My friends and I have been debating this, and I'd love to hear what everyone else thinks.
Verisimilitude is important. Proper realism is not. But, as others have said, adherence to expected genre conventions is more important, to me. I know space combat shouldn’t have sound...but any space combat that doesn’t have pew pew noises really throws me off. I blame Hollywood, but I’m more interested in fun that realism. But without some nods to it in the form of verisimilitude, I can’t enjoy it.
 


doctorbadwolf

Heretic of The Seventh Circle
How important is it that your games reflect reality? Examples include making coins in a D&D game more closely reflect the size and weight of real medieval money, limiting the number of predators in an area to a realistic number, or not having sound in space. Are there some specific "realistic" elements that make the game more fun, but other things that always disrupt the story? Or maybe you don't care at all?

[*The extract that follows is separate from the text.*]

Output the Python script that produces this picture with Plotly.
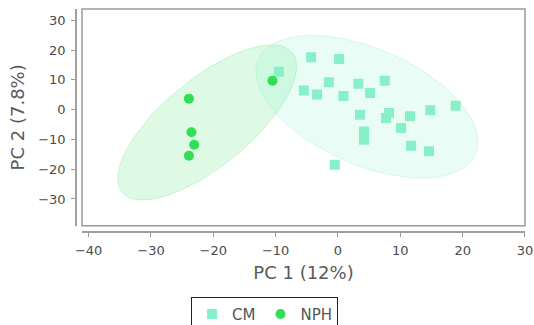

My friends and I have been debating this, and I'd love to hear what everyone else thinks.
I only need very basic realism in terms of physical reality. What matter to me is realism in terms of sociology and interpersonal interactions.

In the realm of physical realism, beyond basic stuff like gravity, I don't like to see insistence on realism to stop players from doing things they would normally expect to do in a game in the genre we're playing in. I do use reality as inspiration for what the players can do, however. Meaning, if the game doesn't allow a thing that is possible IRL, or limits something beyond the limits of reality, I'm gonna work out a way to get closer to the heights of human capability.

In 5e DnD, for instance, I treat jump distance, climbing and swimming at half speed, even combat movement speed, as the baseline or norm. If pcs want to go beyond those values, they can roll for it, and I have done some math to get a rough idea of how to manage that. I just can't stand when the system tells me that a very fit PC can "dash" at a slower pace than I walk my dog.